Department of Political Science, Queens College




How to Research a Political Science Paper
Peter Liberman, Queens College Dept. of Political Science, September 2001

4. How can students find relevant and quality sources?
This is not to say that published materials are always correct or of high quality. A major challenge of writing a research paper is finding the right sources. There are basically two criteria to keep in mind as you troll for sources: relevance to your question and quality. One good article or book that helps you answer your question is worth more than than dozens that are either poorly done or are peripheral to the question. So you have to be choosy.
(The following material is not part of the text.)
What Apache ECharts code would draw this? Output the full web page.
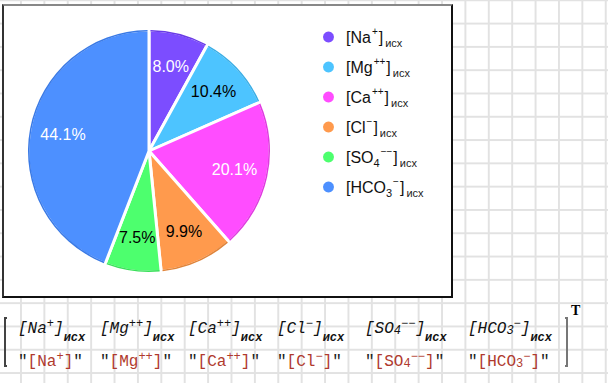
<!DOCTYPE html>
<html><head><meta charset="utf-8">
<script src="https://cdn.jsdelivr.net/npm/echarts/dist/echarts.min.js"></script>
<style>
html,body{margin:0;padding:0;}
body{width:608px;height:383px;overflow:hidden;position:relative;background-color:#fff;
 background-image:linear-gradient(to right,#e2e2e2 1.5px,transparent 1.5px),linear-gradient(to bottom,#e2e2e2 1.5px,transparent 1.5px);
 background-size:23.4px 100%,100% 23.3px;
 background-position:-3.4px 0,0 -0.7px;}
#frame{position:absolute;left:2px;top:4px;width:451px;height:294px;box-sizing:border-box;background:#fff;
 border-top:2px solid #888;border-left:2px solid #333;border-right:2px solid #111;border-bottom:2px solid #111;}
#chart{position:absolute;left:0;top:0;width:455px;height:300px;}
.cell{position:absolute;font-family:'Liberation Mono','Courier New',monospace;font-size:16px;line-height:16px;white-space:nowrap;}
.top{font-style:italic;color:#111;}
.bot{color:#b03a2e;}
.q{color:#222;}
.sp{font-size:12px;vertical-align:6px;}
.ix{font-size:12px;vertical-align:-1px;}
.isx{font-size:12px;font-weight:bold;vertical-align:-8px;}
.br{position:absolute;width:3px;height:50px;box-sizing:border-box;}
#lb{left:4px;top:317px;border:2px solid #444;border-right:none;}
#rb{left:565px;top:317px;border:2px solid #777;border-left:none;}
#T{position:absolute;left:571px;top:304px;font-family:'Liberation Serif','Times New Roman',serif;font-size:14px;line-height:14px;color:#000;font-weight:600;}
</style></head>
<body>
<div id="frame"></div>
<div id="chart"></div>
<div id="matrix"></div>
<div class="br" id="lb"></div>
<div class="br" id="rb"></div>
<div id="T">T</div>
<script>
// ---- data ----
const ionBase = ['Na', 'Mg', 'Ca', 'Cl', 'SO', 'HCO'];
const ionIndex = ['', '', '', '', '4', '3'];
const ionCharge = ['+', '++', '++', '−', '−−', '−'];
const subscriptLabel = 'исх';
const shareValues = [8.0, 10.4, 20.1, 9.9, 7.5, 44.1];
// ---- styles ----
const sliceColors = ['#7c4dff', '#4dc4ff', '#ff4dff', '#ff9a4d', '#4dff6e', '#4d90ff'];
const rimColors = ['#6a3be6', '#3aaee6', '#e03ae0', '#e0843a', '#3ae05a', '#3a7ae6'];
const labelColors = ['#fff', '#000', '#fff', '#000', '#000', '#fff'];
const matrixColX = [18, 100, 188, 277, 365, 468];

const names = ionBase.map((b, i) => '[' + b + ionIndex[i] + ionCharge[i] + ']');

const chart = echarts.init(document.getElementById('chart'), null, {renderer: 'svg'});
const mkData = (colorArr, extra) => shareValues.map((v, i) => Object.assign({
  name: names[i], value: v, itemStyle: {color: colorArr[i]}
}, extra ? extra(i) : {}));

const F = 'Liberation Sans, Arial, sans-serif';
chart.setOption({
  animation: false,
  backgroundColor: 'transparent',
  legend: {
    orient: 'vertical', left: 316, top: 21, itemWidth: 13, itemHeight: 13, itemGap: 8,
    icon: 'circle', data: names, selectedMode: false,
    formatter: function (name) {
      const i = names.indexOf(name);
      return '{b|[' + ionBase[i] + '}' + (ionIndex[i] ? '{ix|' + ionIndex[i] + '}' : '') +
        '{sup|' + ionCharge[i] + '}{b|]}{sub|' + subscriptLabel + '}';
    },
    textStyle: {
      padding: [0, 0, 0, 6],
      rich: {
        b: {fontSize: 16, fontFamily: F, color: '#111', lineHeight: 22},
        ix: {fontSize: 11, fontFamily: F, color: '#111', lineHeight: 13, verticalAlign: 'bottom'},
        sup: {fontSize: 10, fontFamily: F, color: '#111', lineHeight: 13, verticalAlign: 'top', padding: [0, 1, 0, 1]},
        sub: {fontSize: 11, fontFamily: F, color: '#222', lineHeight: 11, verticalAlign: 'bottom', padding: [0, 0, 0, 2]}
      }
    }
  },
  series: [
    {
      type: 'pie', center: [149, 151], radius: 121, startAngle: 90, clockwise: true,
      silent: true, label: {show: false}, labelLine: {show: false},
      itemStyle: {borderColor: '#fff', borderWidth: 3},
      data: mkData(sliceColors), z: 1
    },
    {
      type: 'pie', center: [149, 151], radius: [119.5, 121], startAngle: 90, clockwise: true,
      padAngle: 1.4, silent: true, label: {show: false}, labelLine: {show: false},
      data: mkData(rimColors), z: 2
    },
    {
      type: 'pie', center: [149, 151], radius: 169, startAngle: 90, clockwise: true,
      silent: true, labelLine: {show: false},
      data: mkData(sliceColors.map(() => 'rgba(0,0,0,0)'), i => ({label: {color: labelColors[i]}})),
      label: {
        show: true, position: 'inside', fontSize: 16, fontFamily: F,
        formatter: p => p.value.toFixed(1) + '%'
      },
      z: 3
    }
  ]
});

// ---- matrix below chart ----
const m = document.getElementById('matrix');
names.forEach((n, i) => {
  const top = document.createElement('div');
  top.className = 'cell top';
  top.style.left = matrixColX[i] + 'px';
  top.style.top = '316px';
  top.innerHTML = '[' + ionBase[i] + (ionIndex[i] ? '<span class="ix">' + ionIndex[i] + '</span>' : '') +
    '<span class="sp">' + ionCharge[i] + '</span>]<span class="isx">' + subscriptLabel + '</span>';
  m.appendChild(top);
  const bot = document.createElement('div');
  bot.className = 'cell bot';
  bot.style.left = matrixColX[i] + 'px';
  bot.style.top = '349px';
  bot.innerHTML = '<span class="q">"</span>[' + ionBase[i] + (ionIndex[i] ? '<span class="ix">' + ionIndex[i] + '</span>' : '') +
    '<span class="sp">' + ionCharge[i] + '</span>]<span class="q">"</span>';
  m.appendChild(bot);
});
</script>
</body></html>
Once you have focused on a particular question, the next task is locating relevant sources of information. If your research requires scholarly books or articles or news accounts, particularly if recent, you will probably want to try first on-line catalogues and bibliographic tools. These enable you to search titles, abstracts, and sometimes even full content (for full text journal subscriptions) by keyword. Subject searches tend to cast a wider net, but standard subject categorization (established by the U.S. Library Congress) often includes sub-categories that can narrow down the field.

Keyword searches are usually the best way to identify works relevant to your specific question. The trick is to design a keyword search so that its broad enough to return all the sources that might be relevant, but not so broad so that it returns too many irrelevant ones, forcing you to waste a lot of time separating wheat from chaff. It is often worthwhile to learn and use advanced search options, which enable you to limit by publication date, use boolean ('AND', 'OR', 'NOT'), positional ('X must be within 2 words of Y'), and wildcard operators. Unfortunately, there is no single master database containing all useful sources, so you may have to learn your way around a few collections and their search engines.
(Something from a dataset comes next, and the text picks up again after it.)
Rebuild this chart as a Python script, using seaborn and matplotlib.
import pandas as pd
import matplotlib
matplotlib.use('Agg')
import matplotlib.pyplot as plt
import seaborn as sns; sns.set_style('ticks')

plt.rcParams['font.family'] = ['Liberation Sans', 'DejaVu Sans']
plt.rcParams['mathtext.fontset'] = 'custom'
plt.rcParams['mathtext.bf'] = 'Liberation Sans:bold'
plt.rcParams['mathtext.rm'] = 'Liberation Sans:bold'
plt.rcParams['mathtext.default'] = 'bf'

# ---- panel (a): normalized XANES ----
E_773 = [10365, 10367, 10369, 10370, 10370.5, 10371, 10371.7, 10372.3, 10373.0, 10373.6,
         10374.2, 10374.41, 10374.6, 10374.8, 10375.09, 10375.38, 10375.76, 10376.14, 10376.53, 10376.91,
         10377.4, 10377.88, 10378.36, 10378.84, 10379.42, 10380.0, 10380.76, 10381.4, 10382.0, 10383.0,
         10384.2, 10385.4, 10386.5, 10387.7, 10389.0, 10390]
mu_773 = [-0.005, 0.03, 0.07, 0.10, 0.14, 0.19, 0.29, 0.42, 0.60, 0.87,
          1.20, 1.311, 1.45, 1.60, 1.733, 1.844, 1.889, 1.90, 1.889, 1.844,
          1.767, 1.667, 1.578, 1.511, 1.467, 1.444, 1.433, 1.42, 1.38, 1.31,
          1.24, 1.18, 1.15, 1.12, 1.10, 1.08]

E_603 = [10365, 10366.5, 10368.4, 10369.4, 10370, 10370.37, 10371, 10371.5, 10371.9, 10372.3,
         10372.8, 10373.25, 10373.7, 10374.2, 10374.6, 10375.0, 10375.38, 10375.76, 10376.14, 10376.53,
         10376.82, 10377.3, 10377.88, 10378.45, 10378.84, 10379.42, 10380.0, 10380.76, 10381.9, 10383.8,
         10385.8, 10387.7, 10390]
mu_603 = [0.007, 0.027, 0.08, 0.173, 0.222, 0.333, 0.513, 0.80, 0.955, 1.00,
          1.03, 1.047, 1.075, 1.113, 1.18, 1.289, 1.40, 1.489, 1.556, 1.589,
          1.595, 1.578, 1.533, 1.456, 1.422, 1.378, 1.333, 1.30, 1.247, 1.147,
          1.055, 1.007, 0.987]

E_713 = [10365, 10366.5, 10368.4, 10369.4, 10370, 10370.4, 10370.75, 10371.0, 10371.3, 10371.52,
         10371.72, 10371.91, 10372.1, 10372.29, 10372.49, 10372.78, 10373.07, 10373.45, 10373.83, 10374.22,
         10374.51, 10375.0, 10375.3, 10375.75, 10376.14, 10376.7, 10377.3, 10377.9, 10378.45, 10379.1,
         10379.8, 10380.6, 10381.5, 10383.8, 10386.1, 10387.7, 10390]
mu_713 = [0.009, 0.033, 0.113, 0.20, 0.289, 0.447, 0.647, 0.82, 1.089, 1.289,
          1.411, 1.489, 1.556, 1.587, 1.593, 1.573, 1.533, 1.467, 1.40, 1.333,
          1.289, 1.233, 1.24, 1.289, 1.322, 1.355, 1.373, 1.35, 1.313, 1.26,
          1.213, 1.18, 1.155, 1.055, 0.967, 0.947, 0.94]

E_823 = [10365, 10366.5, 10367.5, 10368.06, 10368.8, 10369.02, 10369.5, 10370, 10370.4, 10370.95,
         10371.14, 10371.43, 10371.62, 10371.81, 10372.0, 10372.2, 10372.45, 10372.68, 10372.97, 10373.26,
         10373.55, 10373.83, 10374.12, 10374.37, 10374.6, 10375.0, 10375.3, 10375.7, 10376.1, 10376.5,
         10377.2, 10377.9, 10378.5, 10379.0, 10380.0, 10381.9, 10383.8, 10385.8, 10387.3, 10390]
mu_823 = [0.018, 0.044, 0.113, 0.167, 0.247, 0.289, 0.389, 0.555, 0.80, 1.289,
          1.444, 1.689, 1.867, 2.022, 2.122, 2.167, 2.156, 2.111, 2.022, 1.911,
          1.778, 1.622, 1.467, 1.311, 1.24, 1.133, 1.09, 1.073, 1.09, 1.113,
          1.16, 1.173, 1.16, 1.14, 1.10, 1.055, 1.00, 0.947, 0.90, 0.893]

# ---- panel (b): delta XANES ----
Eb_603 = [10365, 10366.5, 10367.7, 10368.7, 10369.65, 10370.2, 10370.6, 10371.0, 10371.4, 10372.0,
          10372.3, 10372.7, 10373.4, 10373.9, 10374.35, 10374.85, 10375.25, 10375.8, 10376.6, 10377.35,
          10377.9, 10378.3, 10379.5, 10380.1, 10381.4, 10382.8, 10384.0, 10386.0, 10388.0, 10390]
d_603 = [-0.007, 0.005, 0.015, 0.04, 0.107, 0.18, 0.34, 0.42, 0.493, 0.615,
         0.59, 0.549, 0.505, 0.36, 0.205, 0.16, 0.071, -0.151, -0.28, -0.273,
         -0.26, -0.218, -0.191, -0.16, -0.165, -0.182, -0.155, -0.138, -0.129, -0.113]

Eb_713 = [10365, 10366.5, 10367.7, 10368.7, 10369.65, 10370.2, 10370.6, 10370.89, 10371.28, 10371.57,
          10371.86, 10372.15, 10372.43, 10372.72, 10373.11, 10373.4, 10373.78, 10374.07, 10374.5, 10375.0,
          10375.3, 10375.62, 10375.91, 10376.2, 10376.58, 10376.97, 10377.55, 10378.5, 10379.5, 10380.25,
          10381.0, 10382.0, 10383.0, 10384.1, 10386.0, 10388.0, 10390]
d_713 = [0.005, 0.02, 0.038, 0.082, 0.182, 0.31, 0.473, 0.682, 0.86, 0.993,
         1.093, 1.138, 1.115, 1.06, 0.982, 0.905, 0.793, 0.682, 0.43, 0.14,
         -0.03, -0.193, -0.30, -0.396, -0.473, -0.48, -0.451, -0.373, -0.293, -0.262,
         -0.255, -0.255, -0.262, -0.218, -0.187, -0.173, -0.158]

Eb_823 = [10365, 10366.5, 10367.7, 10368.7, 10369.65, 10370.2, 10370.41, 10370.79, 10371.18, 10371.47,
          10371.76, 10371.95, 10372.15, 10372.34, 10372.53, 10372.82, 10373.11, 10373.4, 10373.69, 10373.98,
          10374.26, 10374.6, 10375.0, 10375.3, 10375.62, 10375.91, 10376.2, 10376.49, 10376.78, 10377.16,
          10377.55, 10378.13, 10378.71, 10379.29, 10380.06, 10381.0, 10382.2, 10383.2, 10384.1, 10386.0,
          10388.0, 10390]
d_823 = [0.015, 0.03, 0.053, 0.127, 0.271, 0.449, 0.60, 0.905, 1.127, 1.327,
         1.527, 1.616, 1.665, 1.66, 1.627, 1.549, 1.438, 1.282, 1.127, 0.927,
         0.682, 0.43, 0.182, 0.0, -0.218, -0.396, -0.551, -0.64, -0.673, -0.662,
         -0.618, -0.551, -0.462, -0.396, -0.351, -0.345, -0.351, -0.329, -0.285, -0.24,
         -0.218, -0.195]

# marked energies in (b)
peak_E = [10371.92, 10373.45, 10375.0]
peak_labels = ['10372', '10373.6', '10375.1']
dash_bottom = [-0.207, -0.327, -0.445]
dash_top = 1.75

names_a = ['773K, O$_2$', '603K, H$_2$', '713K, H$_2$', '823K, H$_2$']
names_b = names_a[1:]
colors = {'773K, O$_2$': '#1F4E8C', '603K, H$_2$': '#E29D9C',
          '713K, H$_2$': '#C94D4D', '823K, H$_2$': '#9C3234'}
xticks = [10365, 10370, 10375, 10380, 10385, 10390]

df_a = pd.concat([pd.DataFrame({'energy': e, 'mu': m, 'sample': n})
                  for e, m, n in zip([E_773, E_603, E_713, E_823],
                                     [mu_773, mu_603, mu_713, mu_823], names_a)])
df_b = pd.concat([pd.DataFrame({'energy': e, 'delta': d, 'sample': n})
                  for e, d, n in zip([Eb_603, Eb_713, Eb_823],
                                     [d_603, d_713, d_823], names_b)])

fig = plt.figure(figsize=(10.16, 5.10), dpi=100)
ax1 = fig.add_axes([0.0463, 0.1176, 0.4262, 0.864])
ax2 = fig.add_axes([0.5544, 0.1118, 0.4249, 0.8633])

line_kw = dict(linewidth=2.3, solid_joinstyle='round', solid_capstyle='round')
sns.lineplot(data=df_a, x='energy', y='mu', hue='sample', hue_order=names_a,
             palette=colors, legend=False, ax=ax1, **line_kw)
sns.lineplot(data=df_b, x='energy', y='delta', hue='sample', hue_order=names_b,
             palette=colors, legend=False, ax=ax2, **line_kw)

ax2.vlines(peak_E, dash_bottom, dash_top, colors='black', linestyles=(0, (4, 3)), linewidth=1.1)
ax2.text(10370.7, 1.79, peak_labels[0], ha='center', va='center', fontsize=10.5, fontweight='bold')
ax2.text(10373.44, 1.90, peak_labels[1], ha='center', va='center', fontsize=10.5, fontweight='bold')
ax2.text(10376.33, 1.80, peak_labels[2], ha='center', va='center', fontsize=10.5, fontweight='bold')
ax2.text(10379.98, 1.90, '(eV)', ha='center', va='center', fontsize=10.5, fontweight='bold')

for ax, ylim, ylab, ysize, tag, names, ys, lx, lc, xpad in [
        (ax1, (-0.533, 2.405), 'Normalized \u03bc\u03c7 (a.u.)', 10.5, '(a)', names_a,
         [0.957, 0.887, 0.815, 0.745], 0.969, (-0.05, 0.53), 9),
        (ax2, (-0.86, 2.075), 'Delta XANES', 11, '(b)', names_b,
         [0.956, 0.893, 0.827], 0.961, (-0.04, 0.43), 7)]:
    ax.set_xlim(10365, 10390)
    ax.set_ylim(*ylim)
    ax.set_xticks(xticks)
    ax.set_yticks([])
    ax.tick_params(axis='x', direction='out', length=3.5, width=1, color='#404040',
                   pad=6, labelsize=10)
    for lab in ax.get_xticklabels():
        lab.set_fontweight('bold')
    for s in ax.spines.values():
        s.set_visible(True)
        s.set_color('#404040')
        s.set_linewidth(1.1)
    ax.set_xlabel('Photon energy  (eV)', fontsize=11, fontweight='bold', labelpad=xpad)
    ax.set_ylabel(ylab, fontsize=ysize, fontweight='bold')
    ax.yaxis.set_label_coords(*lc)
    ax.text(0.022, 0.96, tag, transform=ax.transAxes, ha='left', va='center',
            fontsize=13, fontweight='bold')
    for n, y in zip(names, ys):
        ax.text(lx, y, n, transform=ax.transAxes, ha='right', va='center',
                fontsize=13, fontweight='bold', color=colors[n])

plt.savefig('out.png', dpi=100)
One helpful technique for finding relevant works is to find a high-caliber research work that addresses the question you're interested in, and cites in the footnotes what the author believes to be the best work on the subject. Sometimes you might find whole review essays (stock-taking research) surveying the literature on your question. Some books and articles have annotated bibliographies with recommendations "for further reading." For this purpose, recent works are usually better than older ones; even if they are of inferior quality or say nothing new, they might cite more recently published research.

While the above method works backward, by looking for citations to prior research, a neat bibliography called the Social Sciences Citation Index (SSCI) allows you to work forward. The SSCI allows you to find all the journal articles in a given time frame (year, five years, or many years at once if you're using on-line or CD-ROM versions) that cited a specific earlier work. You just look up the earlier work, and it lists all the articles published that mention that work in a footnote. This is especially useful if you know of a seminal article or book directly on the topic you're interested in, and that all good subsequent articles on the same topic would cite. (Unfortunately, QC's subscription to the SSCI lapsed in 1989, and cannot help you find anything published after that date.)
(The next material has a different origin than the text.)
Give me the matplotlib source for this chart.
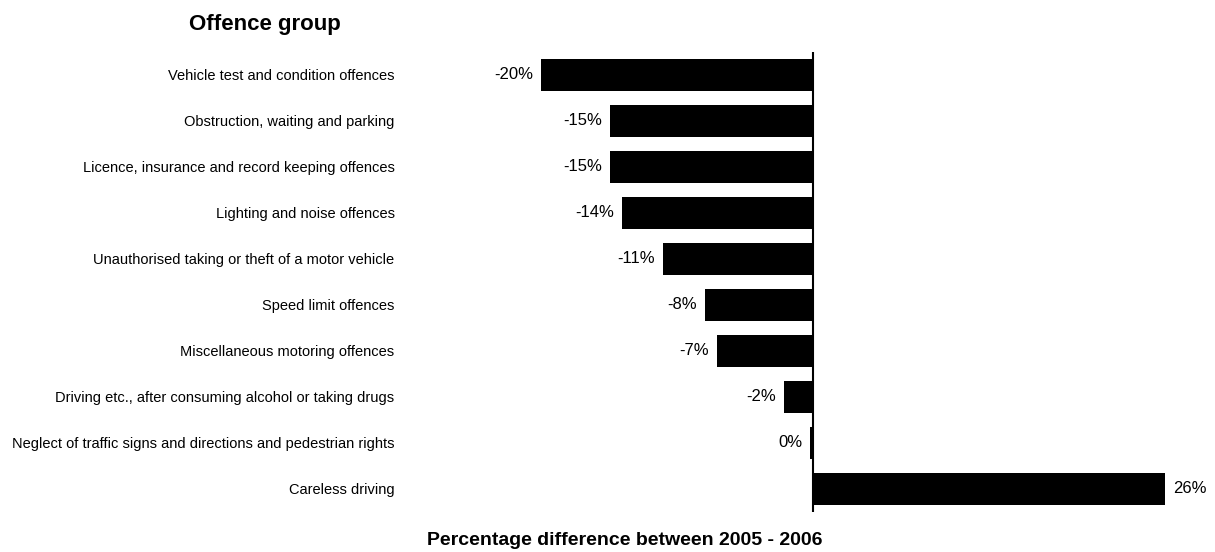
import numpy as np
import matplotlib
matplotlib.use('Agg')
import matplotlib.pyplot as plt

plt.rcParams['font.family'] = ['Liberation Sans', 'DejaVu Sans']

# offence groups, top to bottom
groups = ['Vehicle test and condition offences',
          'Obstruction, waiting and parking',
          'Licence, insurance and record keeping offences',
          'Lighting and noise offences',
          'Unauthorised taking or theft of a motor vehicle',
          'Speed limit offences',
          'Miscellaneous motoring offences',
          'Driving etc., after consuming alcohol or taking drugs',
          'Neglect of traffic signs and directions and pedestrian rights',
          'Careless driving']
# percentage change 2005 -> 2006
change = [-20.1, -15.0, -15.0, -14.1, -11.1, -8.0, -7.1, -2.1, -0.2, 26.0]

fig = plt.figure(figsize=(12.15, 5.52), dpi=100)
ax = fig.add_axes([0.335, 0.0725, 0.668, 0.8333])

y = np.arange(len(groups))
ax.barh(y, change, height=0.7, color='black')
ax.axvline(0, color='black', linewidth=1.5)

for yi, v in zip(y, change):
    txt = '%d%%' % round(v) if round(v) != 0 else '0%'
    if v < 0:
        ax.text(v - 0.6, yi, txt, ha='right', va='center', fontsize=12)
    else:
        ax.text(v + 0.6, yi, txt, ha='left', va='center', fontsize=12)

ax.set_xlim(-30, 30)
ax.set_ylim(len(groups) - 0.5, -0.5)
ax.set_yticks(y)
ax.set_yticklabels(groups, fontsize=10.5)
ax.set_xticks([])
ax.tick_params(axis='y', length=0, pad=9)
for s in ax.spines.values():
    s.set_visible(False)

fig.text(0.218, 0.955, 'Offence group', ha='center', va='center',
         fontsize=16, fontweight='bold')
fig.text(0.514, 0.02, 'Percentage difference between 2005 - 2006',
         ha='center', va='center', fontsize=14, fontweight='bold')

fig.savefig('out.png', dpi=100)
Reference librarians are highly trained in these kinds of bibliographic resources and tools, and they are happy to help students navigate them. There is even a reference librarian specializing in the social sciences. All students unfamiliar with these resources and tools should avail themselves of this free tutoring these librarians can provide!

Distinguishing high-caliber research and sources of information is difficult. You have to know something of the lay of the land of a field. As a general rule, articles from refereed journals and books from university presses are preferable to other sources, because they have been reviewed by other scholars prior to publication. Refereed journals and university presses vary in selectivity, with some having higher standards than others.

Often you can tell something about the quality of a source by taking a look at its sources. Are there many citations or are there few? More is almost always better; it demonstrates that the author actually found sources for claims made, and is happy to have you check for yourself in case you suspect he or she made it all up. Do the author's sources look credible, or are they a collection of unreliable web pages, editorials, and biased advocacy-group reports?